SET EXERCISE: Exactly as written, set down the lines from the top of the entries through the line bearing "var fmt = function(v)", with every picture left out.

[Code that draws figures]

--------------------------------------------------

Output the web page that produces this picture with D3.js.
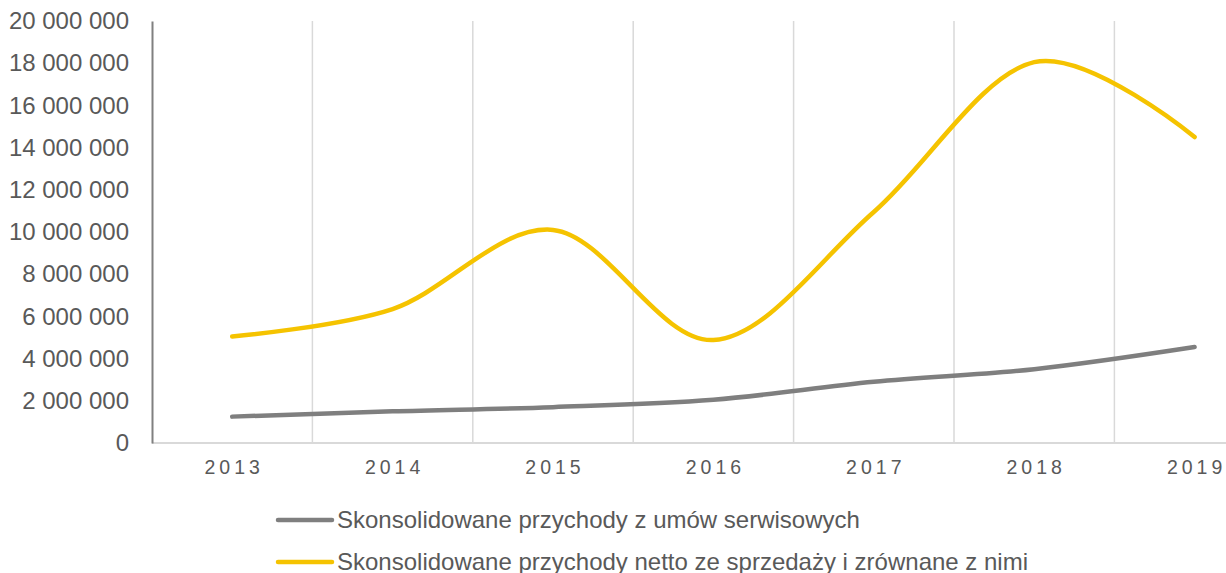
<!DOCTYPE html>
<meta charset="utf-8">
<style>
  body { margin: 0; background: #fff; }
  text { font-family: "Liberation Sans", Arial, sans-serif; fill: #595959; }
</style>
<body>
<script src="https://cdnjs.cloudflare.com/ajax/libs/d3/7.8.5/d3.min.js"></script>
<script>
// data
var years = ["2013", "2014", "2015", "2016", "2017", "2018", "2019"];
var serwisowe = [1250000, 1500000, 1700000, 2050000, 2900000, 3500000, 4550000];
var sprzedaz = [5050000, 6350000, 10100000, 4880000, 10950000, 18050000, 14500000];
var yTicks = [0, 2000000, 4000000, 6000000, 8000000, 10000000, 12000000, 14000000, 16000000, 18000000, 20000000];
var seriesNames = ["Skonsolidowane przychody z umów serwisowych",
                   "Skonsolidowane przychody netto ze sprzedaży i zrównane z nimi"];
var seriesColors = ["#7f7f7f", "#f5c300"];

var width = 1226, height = 573;
var svg = d3.select("body").append("svg")
    .attr("width", width)
    .attr("height", height);

// plot area (the right side runs past the picture edge, as in the original)
var x = d3.scaleBand().domain(years).range([152, 152 + 7 * 160.4]);
var y = d3.scaleLinear().domain([0, 20000000]).range([443, 21]);

var fmt = function(v) { return d3.format(",")(v).replace(/,/g, " "); };

// vertical gridlines between categories
svg.append("g")
  .selectAll("line")
  .data(years.slice(1))
  .enter().append("line")
    .attr("x1", function(d) { return x(d); })
    .attr("x2", function(d) { return x(d); })
    .attr("y1", y(20000000))
    .attr("y2", y(0))
    .attr("stroke", "#d9d9d9")
    .attr("stroke-width", 1.5);

// bottom axis line
svg.append("line")
    .attr("x1", 152).attr("x2", width)
    .attr("y1", y(0)).attr("y2", y(0))
    .attr("stroke", "#d9d9d9")
    .attr("stroke-width", 2);

// left axis
var yAxis = svg.append("g")
    .attr("transform", "translate(152,0)")
    .call(d3.axisLeft(y).tickValues(yTicks).tickFormat(fmt).tickSize(0).tickPadding(23));
yAxis.select(".domain").attr("stroke", "#808080").attr("stroke-width", 2);
yAxis.selectAll("text")
    .style("font-size", "24px")
    .style("font-family", "'Liberation Sans', Arial, sans-serif")
    .attr("fill", "#595959");

// x labels
var xAxis = svg.append("g")
    .attr("transform", "translate(0," + y(0) + ")")
    .call(d3.axisBottom(x).tickSize(0).tickPadding(17));
xAxis.select(".domain").remove();
xAxis.selectAll("text")
    .style("font-size", "19.5px")
    .style("font-family", "'Liberation Sans', Arial, sans-serif")
    .style("letter-spacing", "4px")
    .attr("dx", "2px")
    .attr("fill", "#595959");

// lines
var line = d3.line()
    .x(function(d, i) { return x(years[i]) + x.bandwidth() / 2; })
    .y(function(d) { return y(d); })
    .curve(d3.curveCardinal.tension(0));

[serwisowe, sprzedaz].forEach(function(vals, k) {
  svg.append("path")
    .datum(vals)
    .attr("d", line)
    .attr("fill", "none")
    .attr("stroke", seriesColors[k])
    .attr("stroke-width", 4.5)
    .attr("stroke-linecap", "round")
    .attr("stroke-linejoin", "round");
});

// legend
var legend = svg.append("g");
seriesNames.forEach(function(name, k) {
  var ly = 520 + k * 42;
  legend.append("line")
    .attr("x1", 278).attr("x2", 332)
    .attr("y1", ly).attr("y2", ly)
    .attr("stroke", seriesColors[k])
    .attr("stroke-width", 4.5)
    .attr("stroke-linecap", "round");
  legend.append("text")
    .attr("x", 337)
    .attr("y", ly + 7.5)
    .style("font-size", "24px")
    .text(name);
});
</script>
</body>
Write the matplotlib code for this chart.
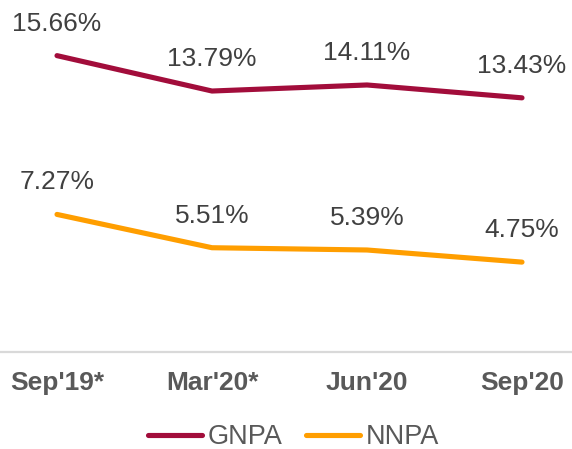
import matplotlib
matplotlib.use("Agg")
import matplotlib.pyplot as plt

categories = ["Sep'19*", "Mar'20*", "Jun'20", "Sep'20"]
gnpa = [15.66, 13.79, 14.11, 13.43]
nnpa = [7.27, 5.51, 5.39, 4.75]
series_names = ["GNPA", "NNPA"]
colors = ["#A20D3B", "#FF9E00"]

plt.rcParams['font.family'] = ['Liberation Sans', 'DejaVu Sans']

fig = plt.figure(figsize=(5.72, 4.49), dpi=100)
ax = fig.add_axes([0, 1 - 352 / 449, 1, 352 / 449])

x = list(range(len(categories)))
for vals, name, c in zip([gnpa, nnpa], series_names, colors):
    ax.plot(x, vals, color=c, lw=3.7, solid_capstyle='round', solid_joinstyle='round', label=name)
    for xi, v in zip(x, vals):
        ax.annotate(f"{v:.2f}%", (xi, v), xytext=(0, 23), textcoords='offset points',
                    ha='center', va='center', fontsize=19, color='#404040')

ax.set_xlim(-57 / 155, (572 - 57) / 155)
ax.set_ylim(0, 18.6)
ax.set_xticks(x)
ax.set_xticklabels(categories, fontsize=19, fontweight='bold', color='#595959')
ax.tick_params(axis='x', length=0, pad=14)
ax.set_yticks([])
for s in ['top', 'right', 'left']:
    ax.spines[s].set_visible(False)
ax.spines['bottom'].set_color('#D9D9D9')
ax.spines['bottom'].set_linewidth(1.6)

fig.legend(loc='center', bbox_to_anchor=(0.513, 1 - 437 / 449), ncol=2, frameon=False,
           fontsize=19.5, handlelength=2.0, handletextpad=0.2, columnspacing=0.85,
           labelcolor='#595959')

fig.savefig("out.png", dpi=100)
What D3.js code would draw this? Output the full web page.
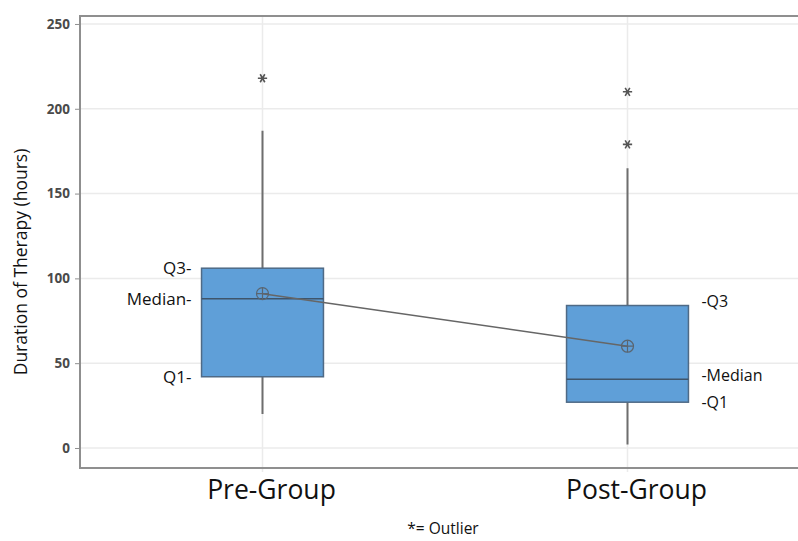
<!DOCTYPE html>
<html>
<head>
<meta charset="utf-8">
<script src="https://cdn.jsdelivr.net/npm/d3@7"></script>
<style>
  body { margin: 0; background: #fff; overflow: hidden; }
  svg { display: block; }
</style>
</head>
<body>
<div id="chart-container"></div>
<script>
// data
const groups = ["Pre-Group", "Post-Group"];
const q1 = [42, 27];
const medians = [88, 40.5];
const q3 = [106, 84];
const whiskerLow = [20, 2];
const whiskerHigh = [187, 165];
const means = [91, 60];
const outliers = [[218], [179, 210]];
const yTicks = [0, 50, 100, 150, 200, 250];

const svgWidth = 798;
const svgHeight = 541;
const margin = { top: 16, right: -12, bottom: 73, left: 80 };

const svg = d3
  .select("#chart-container")
  .append("svg")
  .attr("width", svgWidth)
  .attr("height", svgHeight);

const x = d3
  .scaleBand()
  .domain(groups)
  .range([margin.left, svgWidth - margin.right])
  .padding(0);

const y = d3
  .scaleLinear()
  .domain([-11.8, 254.7])
  .range([svgHeight - margin.bottom, margin.top]);

const cx = (g) => x(g) + x.bandwidth() / 2;
const boxW = x.bandwidth() * 0.334;

const data = groups.map((g, i) => ({
  group: g,
  q1: q1[i],
  median: medians[i],
  q3: q3[i],
  low: whiskerLow[i],
  high: whiskerHigh[i],
  mean: means[i],
  outliers: outliers[i],
}));

// grid lines
svg
  .selectAll(".hgrid")
  .data(yTicks)
  .enter()
  .append("line")
  .attr("x1", margin.left)
  .attr("x2", svgWidth)
  .attr("y1", (d) => y(d))
  .attr("y2", (d) => y(d))
  .attr("stroke", "#ebebeb")
  .attr("stroke-width", 1.5);

svg
  .selectAll(".vgrid")
  .data(groups)
  .enter()
  .append("line")
  .attr("x1", (d) => cx(d))
  .attr("x2", (d) => cx(d))
  .attr("y1", margin.top)
  .attr("y2", svgHeight - margin.bottom + 4)
  .attr("stroke", "#ebebeb")
  .attr("stroke-width", 1.5);

// frame (no right border visible)
svg
  .append("path")
  .attr(
    "d",
    `M${svgWidth + 2},${margin.top}H${margin.left}V${svgHeight - margin.bottom}H${svgWidth + 2}`
  )
  .attr("fill", "none")
  .attr("stroke", "#8f8f8f")
  .attr("stroke-width", 2);

// y axis
const yAxis = svg
  .append("g")
  .attr("transform", `translate(${margin.left - 1},0)`)
  .call(d3.axisLeft(y).tickValues(yTicks).tickSize(4).tickPadding(5));
yAxis.select(".domain").remove();
yAxis.selectAll("line").attr("stroke", "#8f8f8f");
yAxis
  .selectAll("text")
  .attr("font-family", "'Open Sans', sans-serif")
  .attr("font-weight", 700)
  .attr("font-size", "13.5px")
  .attr("fill", "#4a4a4a");

svg
  .append("text")
  .attr("transform", `translate(27,${262}) rotate(-90)`)
  .attr("text-anchor", "middle")
  .attr("font-family", "'Open Sans', sans-serif")
  .attr("font-size", "17.5px")
  .attr("fill", "#111")
  .text("Duration of Therapy (hours)");

// category labels
svg
  .selectAll(".cat")
  .data(groups)
  .enter()
  .append("text")
  .attr("x", (d) => cx(d) + 9)
  .attr("y", 499)
  .attr("text-anchor", "middle")
  .attr("font-family", "'Open Sans', sans-serif")
  .attr("font-size", "26.5px")
  .attr("fill", "#111")
  .text((d) => d);

// whiskers
svg
  .selectAll(".whisker")
  .data(data)
  .enter()
  .append("line")
  .attr("x1", (d) => cx(d.group))
  .attr("x2", (d) => cx(d.group))
  .attr("y1", (d) => y(d.low))
  .attr("y2", (d) => y(d.high))
  .attr("stroke", "#6e6e6e")
  .attr("stroke-width", 2);

// boxes
svg
  .selectAll(".box")
  .data(data)
  .enter()
  .append("rect")
  .attr("x", (d) => cx(d.group) - boxW / 2)
  .attr("y", (d) => y(d.q3))
  .attr("width", boxW)
  .attr("height", (d) => y(d.q1) - y(d.q3))
  .attr("fill", "#5f9fd8")
  .attr("stroke", "#4f6a86")
  .attr("stroke-width", 1.5);

svg
  .selectAll(".median")
  .data(data)
  .enter()
  .append("line")
  .attr("x1", (d) => cx(d.group) - boxW / 2)
  .attr("x2", (d) => cx(d.group) + boxW / 2)
  .attr("y1", (d) => y(d.median))
  .attr("y2", (d) => y(d.median))
  .attr("stroke", "#3f556b")
  .attr("stroke-width", 1.5);

// mean connect line
svg
  .append("path")
  .datum(data)
  .attr(
    "d",
    d3
      .line()
      .x((d) => cx(d.group))
      .y((d) => y(d.mean))
  )
  .attr("fill", "none")
  .attr("stroke", "#666")
  .attr("stroke-width", 1.5);

// mean symbols
const meanG = svg
  .selectAll(".mean")
  .data(data)
  .enter()
  .append("g")
  .attr("transform", (d) => `translate(${cx(d.group)},${y(d.mean)})`);
meanG
  .append("circle")
  .attr("r", 6)
  .attr("fill", "none")
  .attr("stroke", "#5a6570")
  .attr("stroke-width", 1.2);
meanG
  .append("path")
  .attr("d", "M-6,0H6M0,-6V6")
  .attr("stroke", "#5a6570")
  .attr("stroke-width", 1.2);

// outliers
const outlierPts = data.flatMap((d) =>
  d.outliers.map((v) => ({ group: d.group, value: v }))
);
svg
  .selectAll(".outlier")
  .data(outlierPts)
  .enter()
  .append("path")
  .attr("transform", (d) => `translate(${cx(d.group)},${y(d.value)}) rotate(90)`)
  .attr("d", d3.symbol(d3.symbolAsterisk, 60))
  .attr("fill", "none")
  .attr("stroke", "#555")
  .attr("stroke-width", 1.6);

// annotation labels
const pre = data[0];
const post = data[1];
const leftLabels = [
  { text: "Q3-", value: pre.q3, dy: 0 },
  { text: "Median-", value: pre.median, dy: 0 },
  { text: "Q1-", value: pre.q1, dy: 0 },
];
const rightLabels = [
  { text: "-Q3", value: post.q3, dy: -4 },
  { text: "-Median", value: post.median, dy: -4 },
  { text: "-Q1", value: post.q1, dy: 0 },
];

svg
  .selectAll(".lab-left")
  .data(leftLabels)
  .enter()
  .append("text")
  .attr("x", cx(pre.group) - boxW / 2 - 10)
  .attr("y", (d) => y(d.value) + d.dy)
  .attr("dy", "0.35em")
  .attr("text-anchor", "end")
  .attr("font-family", "'Open Sans', sans-serif")
  .attr("font-size", "17px")
  .attr("fill", "#111")
  .text((d) => d.text);

svg
  .selectAll(".lab-right")
  .data(rightLabels)
  .enter()
  .append("text")
  .attr("x", cx(post.group) + boxW / 2 + 13)
  .attr("y", (d) => y(d.value) + d.dy)
  .attr("dy", "0.35em")
  .attr("text-anchor", "start")
  .attr("font-family", "'Open Sans', sans-serif")
  .attr("font-size", "16px")
  .attr("fill", "#111")
  .text((d) => d.text);

// footnote
svg
  .append("text")
  .attr("x", 443)
  .attr("y", 534)
  .attr("text-anchor", "middle")
  .attr("font-family", "'Open Sans', sans-serif")
  .attr("font-size", "15.5px")
  .attr("fill", "#111")
  .text("*= Outlier");
</script>
</body>
</html>
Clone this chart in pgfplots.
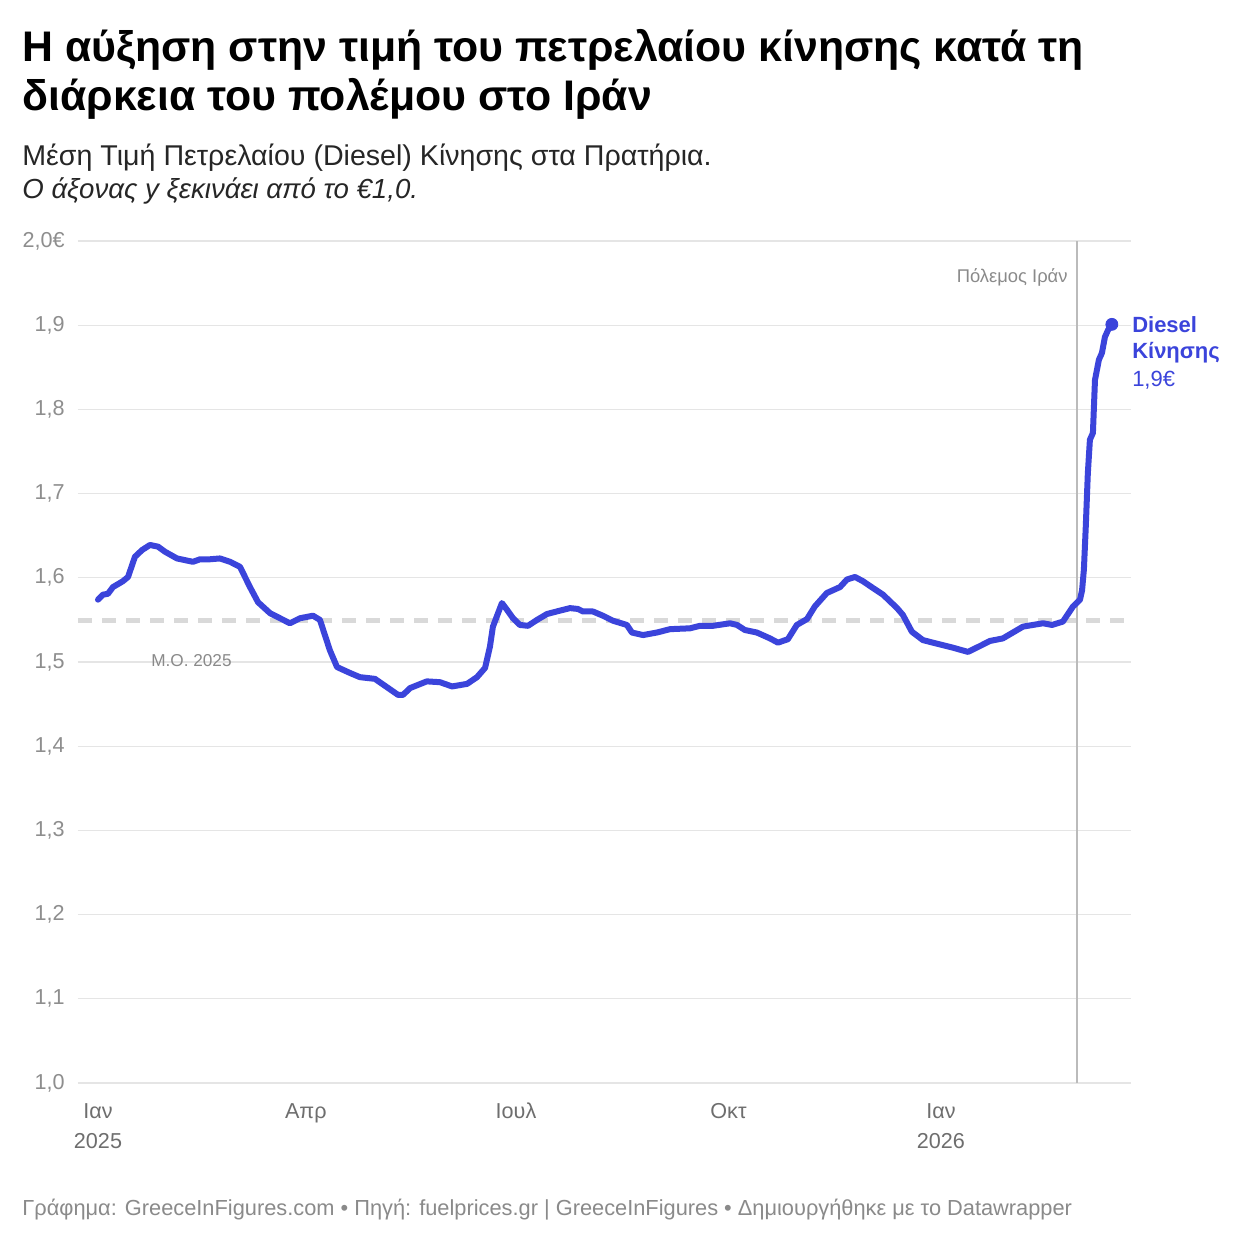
\documentclass[border=0pt]{standalone}
\usepackage{pgfplots}
\pgfplotsset{compat=1.18}
\usepackage{fontspec}
\setmainfont{Liberation Sans}
\definecolor{lineblue}{HTML}{3B44DB}
\definecolor{gridc}{HTML}{E5E5E5}
\definecolor{meanc}{HTML}{D9D9D9}
\definecolor{warc}{HTML}{BBBBBB}
\definecolor{ytc}{HTML}{8E8E8E}
\definecolor{xtc}{HTML}{6E6E6E}
\definecolor{footc}{HTML}{8A8A8A}
\begin{document}
\begin{tikzpicture}[x=1pt,y=1pt]
\path[use as bounding box, fill=white] (0,0) rectangle (620,-620);
\node[anchor=base west, inner sep=0, font=\fontsize{21.4}{25}\selectfont\bfseries] at (11,-31) {Η αύξηση στην τιμή του πετρελαίου κίνησης κατά τη};
\node[anchor=base west, inner sep=0, font=\fontsize{21.4}{25}\selectfont\bfseries] at (11,-55.5) {διάρκεια του πολέμου στο Ιράν};
\node[anchor=base west, inner sep=0, font=\fontsize{14.3}{17}\selectfont, text=black!85] at (11,-83) {Μέση Τιμή Πετρελαίου (Diesel) Κίνησης στα Πρατήρια.};
\node[anchor=base west, inner sep=0, font=\fontsize{13.8}{17}\selectfont\itshape, text=black!85] at (11,-99.5) {Ο άξονας y ξεκινάει από το €1,0.};
\node[anchor=base west, inner sep=0, font=\fontsize{10.9}{13}\selectfont, text=footc] at (11,-607.5) {Γράφημα: GreeceInFigures.com • Πηγή: fuelprices.gr | GreeceInFigures • Δημιουργήθηκε με το Datawrapper};
\begin{axis}[
  at={(39pt,-541.5pt)}, anchor=south west,
  scale only axis, width=526.5pt, height=421pt,
  xmin=-8.66, xmax=447.3, ymin=1.0, ymax=2.0,
  clip=false,
  axis line style={draw=none},
  tick style={draw=none},
  ymajorgrids, grid style={gridc, line width=0.6pt},
  ytick={1,1.1,1.2,1.3,1.4,1.5,1.6,1.7,1.8,1.9,2.0},
  yticklabels={{1,0},{1,1},{1,2},{1,3},{1,4},{1,5},{1,6},{1,7},{1,8},{1,9},{2,0€}},
  yticklabel style={anchor=east, inner sep=0pt, xshift=-6.5pt, text=ytc, font=\fontsize{10.8}{12}\selectfont},
  xtick={0,90,181,273,365},
  xticklabels={{\strut Ιαν\\\strut 2025},{\strut Απρ},{\strut Ιουλ},{\strut Οκτ},{\strut Ιαν\\\strut 2026}},
  xticklabel style={anchor=north, align=center, inner sep=0pt, yshift=-7pt, text=xtc, font=\fontsize{10.8}{15}\selectfont},
  /pgf/number format/assume math mode=true,
]
\addplot[meanc, line width=2.5pt, dash pattern=on 7pt off 5pt] coordinates {(-8.66,1.5487) (447.3,1.5487)};
\addplot[warc, line width=0.75pt] coordinates {(423.9,1.0) (423.9,2.0)};
\addplot[lineblue, line width=3pt, line join=round, line cap=round] coordinates {
(0,1.574) (2.2,1.580) (4.3,1.581) (6.5,1.589) (10.8,1.596) (13.0,1.601) (16.0,1.625) (19.1,1.633)
(22.5,1.639) (26.0,1.637) (29.0,1.631) (34.2,1.623) (41.1,1.619) (44.2,1.622) (48.5,1.622) (52.8,1.623)
(57.2,1.619) (61.5,1.613) (65.8,1.589) (69.3,1.571) (74.5,1.558) (83.1,1.546) (87.5,1.552) (93.1,1.555)
(96.1,1.550) (100.4,1.514) (103.5,1.494) (109.1,1.487) (113.4,1.482) (119.9,1.480) (129.9,1.461) (132.1,1.461)
(135.1,1.469) (142.4,1.477) (148.1,1.476) (153.3,1.471) (159.8,1.474) (164.1,1.482) (167.6,1.493) (169.7,1.518)
(171.0,1.542) (174.9,1.570) (177.1,1.562) (179.7,1.552) (182.7,1.544) (186.2,1.543) (190.1,1.550) (194.4,1.557)
(200.0,1.561) (204.4,1.564) (207.8,1.563) (210.0,1.560) (214.3,1.560) (218.6,1.555) (223.0,1.549) (229.0,1.544)
(231.2,1.535) (236.0,1.532) (242.0,1.535) (247.7,1.539) (256.3,1.540) (260.7,1.543) (266.3,1.543) (273.7,1.546)
(276.7,1.544) (280.1,1.538) (285.3,1.535) (291.0,1.528) (294.4,1.523) (298.7,1.527) (302.6,1.544) (307.0,1.551)
(310.4,1.566) (315.6,1.582) (321.3,1.589) (324.3,1.598) (327.8,1.601) (331.2,1.596) (335.5,1.588) (339.9,1.580)
(346.0,1.564) (348.5,1.556) (352.4,1.536) (357.2,1.526) (361.5,1.523) (370.2,1.517) (376.7,1.512) (381.9,1.519)
(386.2,1.525) (391.8,1.528) (400.5,1.542) (404.8,1.544) (409.2,1.546) (413.1,1.544) (417.8,1.548) (422.2,1.566)
(425.2,1.574) (426.1,1.585) (426.9,1.610) (427.7,1.660) (428.6,1.724) (429.5,1.764) (430.8,1.772) (431.7,1.835)
(433.4,1.859) (434.7,1.867) (436.0,1.886) (437.3,1.894) (439.0,1.901)
};
\addplot[only marks, mark=*, mark size=3pt, lineblue] coordinates {(439.0,1.901)};
\node[anchor=west, inner sep=0, font=\fontsize{11}{13}\selectfont\bfseries, text=lineblue, xshift=10pt] at (axis cs:439,1.901) {Diesel};
\node[anchor=west, inner sep=0, font=\fontsize{11}{13}\selectfont\bfseries, text=lineblue, xshift=10pt] at (axis cs:439,1.8677) {Κίνησης};
\node[anchor=west, inner sep=0, font=\fontsize{11}{13}\selectfont, text=lineblue, xshift=10pt] at (axis cs:439,1.8344) {1,9€};
\node[anchor=east, inner sep=0, font=\fontsize{9.2}{11}\selectfont, text=footc, xshift=-4.5pt] at (axis cs:423.9,1.957) {Πόλεμος Ιράν};
\node[anchor=west, inner sep=0, font=\fontsize{8.6}{10}\selectfont, text=footc] at (axis cs:22.9,1.502) {M.O. 2025};
\end{axis}
\end{tikzpicture}
\end{document}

--------------------------------------------------

CORRECT OUTPUT:
Output the web page that produces this picture with D3.js.
<!DOCTYPE html>
<meta charset="utf-8">
<style>
  body { margin: 0; background: #fff; }
  text { font-family: "Liberation Sans", Arial, sans-serif; fill: #595959; }
</style>
<body>
<script src="https://cdnjs.cloudflare.com/ajax/libs/d3/7.8.5/d3.min.js"></script>
<script>
// data
var years = ["2013", "2014", "2015", "2016", "2017", "2018", "2019"];
var serwisowe = [1250000, 1500000, 1700000, 2050000, 2900000, 3500000, 4550000];
var sprzedaz = [5050000, 6350000, 10100000, 4880000, 10950000, 18050000, 14500000];
var yTicks = [0, 2000000, 4000000, 6000000, 8000000, 10000000, 12000000, 14000000, 16000000, 18000000, 20000000];
var seriesNames = ["Skonsolidowane przychody z umów serwisowych",
                   "Skonsolidowane przychody netto ze sprzedaży i zrównane z nimi"];
var seriesColors = ["#7f7f7f", "#f5c300"];

var width = 1226, height = 573;
var svg = d3.select("body").append("svg")
    .attr("width", width)
    .attr("height", height);

// plot area (the right side runs past the picture edge, as in the original)
var x = d3.scaleBand().domain(years).range([152, 152 + 7 * 160.4]);
var y = d3.scaleLinear().domain([0, 20000000]).range([443, 21]);

var fmt = function(v) { return d3.format(",")(v).replace(/,/g, " "); };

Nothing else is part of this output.